L’avion en métal gris accroché sur un des murs en pierre de Camden est condamné à ne jamais décoller. Le Bar Fly, près de Chalk Farm, enferme tous les soirs des trésors sonores avides de célébrité, capables de faire trembler les baies vitrées. ‘Movember & Sons’ est inscrit en lettres capitales, typographie Western, sur l’un des murs du bar. Bien que le parquet sente la bière de la veille et colle aux semelles, l’idée que les Pink Floyd ou autres Oasis aient pu fouler ce même sol me rend aussi hystérique que les manifestants fachos anti-mariage pour tous. Je fais une halte Burger- oignons frits- confiture au ‘Skiddaw Pub’, sur Chippenham Road, auquel j’ai personnellement décerné le titre de meilleur burger de la galaxie. Neptuniens , martiens et Saturniens compris. (Pluton exclu, puisque rejeté du club très fermé des planètes à la mode.) Ma connaissance légendaire des plats à fort potentiel calorifique est un gage de confiance.

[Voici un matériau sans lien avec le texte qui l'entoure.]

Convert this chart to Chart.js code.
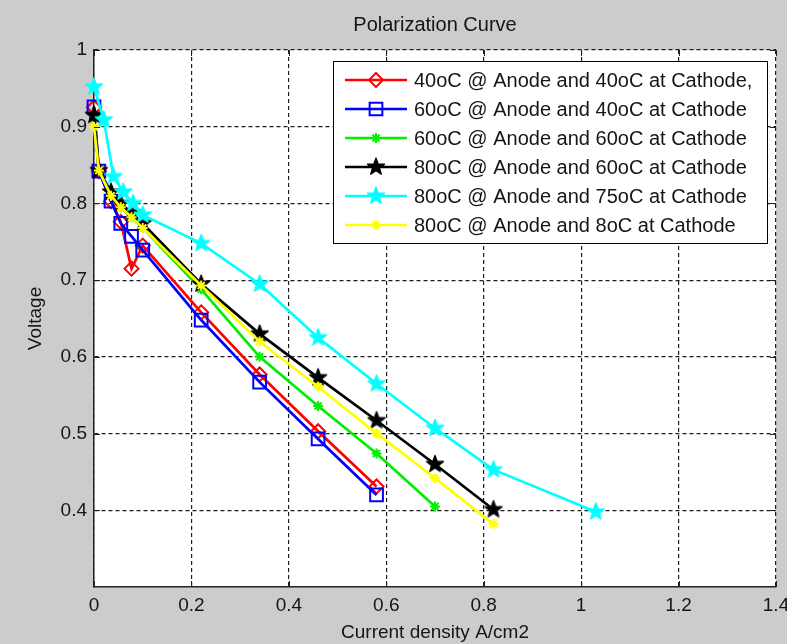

Le ‘Sausage & Mash Cafe’ de Notting Hill pourrait en témoigner puisqu’ils sont en partie responsables d’une partie des nombreux kilos que je renie encore aujourd’hui, éparpillés au hasard sur une hauteur totale d’un mètre soixante.
J’ai parcouru sans relâche chaque recoin de cette ville aux milles merveilles, où les gens courent pour te donner l’impression de ne pas avancer. Pourtant. C’est bien là-bas que j’ai progressé, appris à aimer la solitude comme on aime une bouteille d’eau gazeuse un lendemain de cuite. Depuis, je suis autiste et je me soigne. Mais je vais bien.
Pour la première fois, j’ai prononcé « chez moi ».
Dans une vaste étendue de bâtiments en briques,
entre les gyrophares et les chats sur les toits,
jamais dans la pénombre et toujours euphorique.